Stated goal.
Write out exactly the lines from the line with "Output the component" through the line with "const yTickValues = [34, 36, 38, 40, 42, 44, 46];", both ends included, and no other line.

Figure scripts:
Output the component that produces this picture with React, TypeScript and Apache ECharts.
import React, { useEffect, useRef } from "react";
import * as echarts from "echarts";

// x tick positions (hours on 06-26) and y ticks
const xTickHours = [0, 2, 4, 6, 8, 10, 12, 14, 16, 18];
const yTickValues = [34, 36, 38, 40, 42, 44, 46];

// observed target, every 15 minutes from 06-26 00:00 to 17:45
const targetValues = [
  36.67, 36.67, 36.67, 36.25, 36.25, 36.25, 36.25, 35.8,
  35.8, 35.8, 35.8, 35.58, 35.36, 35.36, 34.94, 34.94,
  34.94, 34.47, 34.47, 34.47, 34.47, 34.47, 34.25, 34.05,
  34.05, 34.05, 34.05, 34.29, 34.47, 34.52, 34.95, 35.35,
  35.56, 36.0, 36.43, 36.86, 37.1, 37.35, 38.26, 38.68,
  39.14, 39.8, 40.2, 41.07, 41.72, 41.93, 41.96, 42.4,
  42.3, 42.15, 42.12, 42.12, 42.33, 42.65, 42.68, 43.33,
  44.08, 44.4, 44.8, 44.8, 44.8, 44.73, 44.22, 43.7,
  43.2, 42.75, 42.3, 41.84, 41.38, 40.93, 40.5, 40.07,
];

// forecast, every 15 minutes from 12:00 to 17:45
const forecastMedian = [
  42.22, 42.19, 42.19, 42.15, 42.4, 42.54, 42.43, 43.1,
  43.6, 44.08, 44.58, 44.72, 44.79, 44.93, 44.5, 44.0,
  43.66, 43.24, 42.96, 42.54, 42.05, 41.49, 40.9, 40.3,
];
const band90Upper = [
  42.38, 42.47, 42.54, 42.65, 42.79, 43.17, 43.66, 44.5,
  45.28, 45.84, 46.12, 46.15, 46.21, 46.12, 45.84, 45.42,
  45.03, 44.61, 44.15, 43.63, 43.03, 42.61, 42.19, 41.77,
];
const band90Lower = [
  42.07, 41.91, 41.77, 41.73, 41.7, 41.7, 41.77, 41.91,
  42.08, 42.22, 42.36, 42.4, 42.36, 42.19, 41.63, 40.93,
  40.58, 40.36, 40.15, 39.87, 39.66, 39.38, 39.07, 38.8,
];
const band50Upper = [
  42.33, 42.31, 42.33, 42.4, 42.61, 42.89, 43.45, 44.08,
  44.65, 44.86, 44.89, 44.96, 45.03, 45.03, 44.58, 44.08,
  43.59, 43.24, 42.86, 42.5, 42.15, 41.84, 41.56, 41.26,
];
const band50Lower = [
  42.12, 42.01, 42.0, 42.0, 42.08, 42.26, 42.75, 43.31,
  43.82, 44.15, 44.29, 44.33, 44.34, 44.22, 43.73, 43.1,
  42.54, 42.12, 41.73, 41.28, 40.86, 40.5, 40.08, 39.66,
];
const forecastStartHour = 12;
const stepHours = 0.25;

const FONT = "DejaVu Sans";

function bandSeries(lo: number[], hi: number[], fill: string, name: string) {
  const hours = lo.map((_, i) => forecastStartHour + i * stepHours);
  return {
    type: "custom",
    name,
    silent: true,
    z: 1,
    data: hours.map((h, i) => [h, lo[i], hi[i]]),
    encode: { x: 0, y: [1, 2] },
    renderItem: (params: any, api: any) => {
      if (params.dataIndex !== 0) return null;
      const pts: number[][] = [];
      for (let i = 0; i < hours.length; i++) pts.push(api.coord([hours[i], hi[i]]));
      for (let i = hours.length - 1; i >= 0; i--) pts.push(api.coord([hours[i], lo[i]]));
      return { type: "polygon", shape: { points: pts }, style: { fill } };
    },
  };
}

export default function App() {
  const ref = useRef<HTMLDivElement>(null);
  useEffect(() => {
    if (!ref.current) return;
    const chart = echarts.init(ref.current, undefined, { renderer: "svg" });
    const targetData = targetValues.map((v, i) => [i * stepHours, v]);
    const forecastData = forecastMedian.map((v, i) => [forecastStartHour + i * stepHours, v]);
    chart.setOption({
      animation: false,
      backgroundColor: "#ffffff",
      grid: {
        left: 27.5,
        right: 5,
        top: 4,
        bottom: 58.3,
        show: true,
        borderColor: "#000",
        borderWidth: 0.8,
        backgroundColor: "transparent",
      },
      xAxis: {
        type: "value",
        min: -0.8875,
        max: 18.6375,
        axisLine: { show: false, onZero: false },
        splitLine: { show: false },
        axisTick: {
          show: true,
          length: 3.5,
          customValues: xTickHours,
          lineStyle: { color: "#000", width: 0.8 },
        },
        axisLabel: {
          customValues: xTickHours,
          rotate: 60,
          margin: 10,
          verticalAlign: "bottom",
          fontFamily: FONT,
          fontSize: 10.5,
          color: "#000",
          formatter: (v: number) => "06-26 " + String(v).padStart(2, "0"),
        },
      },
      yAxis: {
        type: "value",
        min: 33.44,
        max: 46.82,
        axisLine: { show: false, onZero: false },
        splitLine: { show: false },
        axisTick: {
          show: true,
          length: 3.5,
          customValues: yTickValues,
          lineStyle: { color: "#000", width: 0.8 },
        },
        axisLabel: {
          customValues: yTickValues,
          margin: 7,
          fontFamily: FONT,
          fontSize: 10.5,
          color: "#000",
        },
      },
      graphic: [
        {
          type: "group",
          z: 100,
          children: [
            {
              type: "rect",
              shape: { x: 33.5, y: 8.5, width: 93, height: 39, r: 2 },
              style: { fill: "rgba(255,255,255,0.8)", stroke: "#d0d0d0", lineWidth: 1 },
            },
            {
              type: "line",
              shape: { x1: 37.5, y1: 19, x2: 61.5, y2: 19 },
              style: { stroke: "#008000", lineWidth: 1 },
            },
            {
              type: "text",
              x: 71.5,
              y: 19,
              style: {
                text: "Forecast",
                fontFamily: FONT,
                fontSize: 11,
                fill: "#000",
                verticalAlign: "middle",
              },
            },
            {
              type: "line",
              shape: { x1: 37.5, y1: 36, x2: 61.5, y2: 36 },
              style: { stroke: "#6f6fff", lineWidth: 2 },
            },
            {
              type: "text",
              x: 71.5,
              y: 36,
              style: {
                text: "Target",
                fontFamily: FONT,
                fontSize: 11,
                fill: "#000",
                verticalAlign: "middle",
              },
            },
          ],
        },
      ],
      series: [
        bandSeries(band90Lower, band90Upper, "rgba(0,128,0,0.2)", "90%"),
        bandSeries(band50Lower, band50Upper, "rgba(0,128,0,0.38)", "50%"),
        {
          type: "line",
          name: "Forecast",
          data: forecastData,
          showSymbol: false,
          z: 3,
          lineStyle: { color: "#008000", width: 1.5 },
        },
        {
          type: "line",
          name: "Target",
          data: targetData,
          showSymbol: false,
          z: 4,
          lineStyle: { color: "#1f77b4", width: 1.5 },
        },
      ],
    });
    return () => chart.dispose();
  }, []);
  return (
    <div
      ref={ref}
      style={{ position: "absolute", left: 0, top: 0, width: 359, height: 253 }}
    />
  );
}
==
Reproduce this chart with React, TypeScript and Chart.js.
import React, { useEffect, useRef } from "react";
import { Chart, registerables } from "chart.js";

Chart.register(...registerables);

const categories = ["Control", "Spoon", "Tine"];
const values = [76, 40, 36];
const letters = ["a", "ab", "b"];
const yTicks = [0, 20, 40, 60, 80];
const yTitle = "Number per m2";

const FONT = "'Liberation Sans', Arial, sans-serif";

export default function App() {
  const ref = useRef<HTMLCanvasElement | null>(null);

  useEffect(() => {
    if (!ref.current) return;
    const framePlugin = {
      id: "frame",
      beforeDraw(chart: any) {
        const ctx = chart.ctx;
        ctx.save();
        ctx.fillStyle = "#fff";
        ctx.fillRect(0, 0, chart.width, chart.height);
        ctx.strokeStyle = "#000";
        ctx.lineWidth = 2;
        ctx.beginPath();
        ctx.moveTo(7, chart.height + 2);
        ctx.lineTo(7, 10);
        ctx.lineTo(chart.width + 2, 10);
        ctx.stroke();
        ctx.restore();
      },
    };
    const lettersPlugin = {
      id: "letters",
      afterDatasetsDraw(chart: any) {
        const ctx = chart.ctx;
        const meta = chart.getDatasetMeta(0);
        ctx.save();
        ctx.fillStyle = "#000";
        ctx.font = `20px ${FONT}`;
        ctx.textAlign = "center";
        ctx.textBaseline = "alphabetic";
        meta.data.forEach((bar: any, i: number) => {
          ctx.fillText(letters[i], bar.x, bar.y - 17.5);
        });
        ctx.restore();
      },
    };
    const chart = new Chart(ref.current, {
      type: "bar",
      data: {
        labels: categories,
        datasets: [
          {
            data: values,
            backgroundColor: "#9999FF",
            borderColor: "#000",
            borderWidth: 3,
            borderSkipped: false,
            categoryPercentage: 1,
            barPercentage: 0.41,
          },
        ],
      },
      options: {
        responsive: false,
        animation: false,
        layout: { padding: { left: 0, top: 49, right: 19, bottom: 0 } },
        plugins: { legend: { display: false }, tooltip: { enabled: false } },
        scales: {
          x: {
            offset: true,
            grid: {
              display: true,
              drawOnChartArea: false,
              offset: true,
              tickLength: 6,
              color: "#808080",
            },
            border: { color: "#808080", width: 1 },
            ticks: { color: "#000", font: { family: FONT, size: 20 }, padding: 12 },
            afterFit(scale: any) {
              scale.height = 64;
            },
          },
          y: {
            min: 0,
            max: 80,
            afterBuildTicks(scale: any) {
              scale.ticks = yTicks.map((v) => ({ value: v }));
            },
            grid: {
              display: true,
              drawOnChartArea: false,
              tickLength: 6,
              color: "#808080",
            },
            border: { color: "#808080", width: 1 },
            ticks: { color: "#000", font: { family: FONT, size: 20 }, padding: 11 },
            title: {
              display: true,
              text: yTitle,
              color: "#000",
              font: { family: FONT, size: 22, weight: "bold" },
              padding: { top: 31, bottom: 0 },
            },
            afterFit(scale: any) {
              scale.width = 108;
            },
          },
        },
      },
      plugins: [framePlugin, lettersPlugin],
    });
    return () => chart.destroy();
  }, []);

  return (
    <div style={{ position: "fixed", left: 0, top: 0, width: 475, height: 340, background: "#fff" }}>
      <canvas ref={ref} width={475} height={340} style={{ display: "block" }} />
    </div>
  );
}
--
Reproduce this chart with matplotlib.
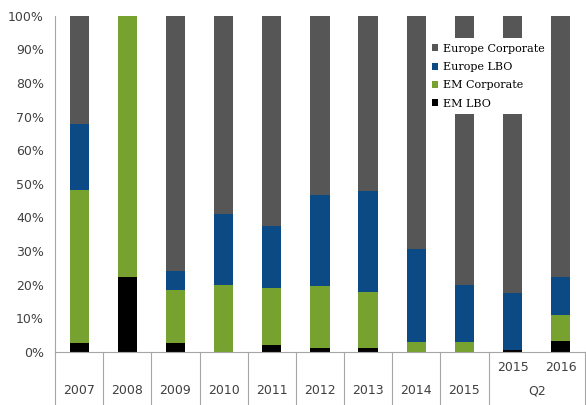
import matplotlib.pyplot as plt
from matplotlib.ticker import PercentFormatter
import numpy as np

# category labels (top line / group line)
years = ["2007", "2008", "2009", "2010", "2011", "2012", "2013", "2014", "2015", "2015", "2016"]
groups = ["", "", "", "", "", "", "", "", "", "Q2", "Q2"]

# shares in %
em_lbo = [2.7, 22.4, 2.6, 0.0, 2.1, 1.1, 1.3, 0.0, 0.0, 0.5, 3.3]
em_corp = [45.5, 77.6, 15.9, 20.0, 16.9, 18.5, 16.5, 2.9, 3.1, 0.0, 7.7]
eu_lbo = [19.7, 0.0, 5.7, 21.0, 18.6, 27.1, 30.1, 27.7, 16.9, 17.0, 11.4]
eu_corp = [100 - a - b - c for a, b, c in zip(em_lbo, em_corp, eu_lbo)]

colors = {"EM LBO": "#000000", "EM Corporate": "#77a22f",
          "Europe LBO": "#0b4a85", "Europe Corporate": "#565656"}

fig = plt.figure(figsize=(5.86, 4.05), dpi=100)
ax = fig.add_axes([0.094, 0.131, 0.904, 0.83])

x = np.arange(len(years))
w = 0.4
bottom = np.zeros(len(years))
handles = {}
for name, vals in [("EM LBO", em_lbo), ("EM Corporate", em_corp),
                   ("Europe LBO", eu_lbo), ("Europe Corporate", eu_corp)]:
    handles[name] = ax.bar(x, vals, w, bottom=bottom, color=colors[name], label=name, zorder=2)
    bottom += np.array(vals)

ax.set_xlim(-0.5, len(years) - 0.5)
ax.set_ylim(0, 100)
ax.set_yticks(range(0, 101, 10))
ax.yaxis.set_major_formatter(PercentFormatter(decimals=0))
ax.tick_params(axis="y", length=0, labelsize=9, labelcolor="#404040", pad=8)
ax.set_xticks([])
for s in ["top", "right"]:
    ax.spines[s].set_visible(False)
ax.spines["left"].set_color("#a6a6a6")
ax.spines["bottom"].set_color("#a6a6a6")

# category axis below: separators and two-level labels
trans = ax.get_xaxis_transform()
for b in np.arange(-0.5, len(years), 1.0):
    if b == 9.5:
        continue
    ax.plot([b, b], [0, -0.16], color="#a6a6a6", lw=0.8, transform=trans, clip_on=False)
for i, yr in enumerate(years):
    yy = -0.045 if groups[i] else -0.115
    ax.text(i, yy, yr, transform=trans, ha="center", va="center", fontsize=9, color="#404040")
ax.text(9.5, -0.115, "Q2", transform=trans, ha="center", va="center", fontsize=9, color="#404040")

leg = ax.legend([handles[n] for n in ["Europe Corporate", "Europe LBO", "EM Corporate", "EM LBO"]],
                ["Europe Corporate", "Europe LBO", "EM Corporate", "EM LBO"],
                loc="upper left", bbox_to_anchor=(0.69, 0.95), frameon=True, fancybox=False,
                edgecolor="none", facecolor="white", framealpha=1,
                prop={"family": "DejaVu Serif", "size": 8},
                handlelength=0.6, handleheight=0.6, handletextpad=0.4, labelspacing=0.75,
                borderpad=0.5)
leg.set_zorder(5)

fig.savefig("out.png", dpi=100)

Solution to the exercise.
Output the component that produces this picture with React, TypeScript and Apache ECharts.
import React, { useEffect, useRef } from "react";
import * as echarts from "echarts";

// x tick positions (hours on 06-26) and y ticks
const xTickHours = [0, 2, 4, 6, 8, 10, 12, 14, 16, 18];
const yTickValues = [34, 36, 38, 40, 42, 44, 46];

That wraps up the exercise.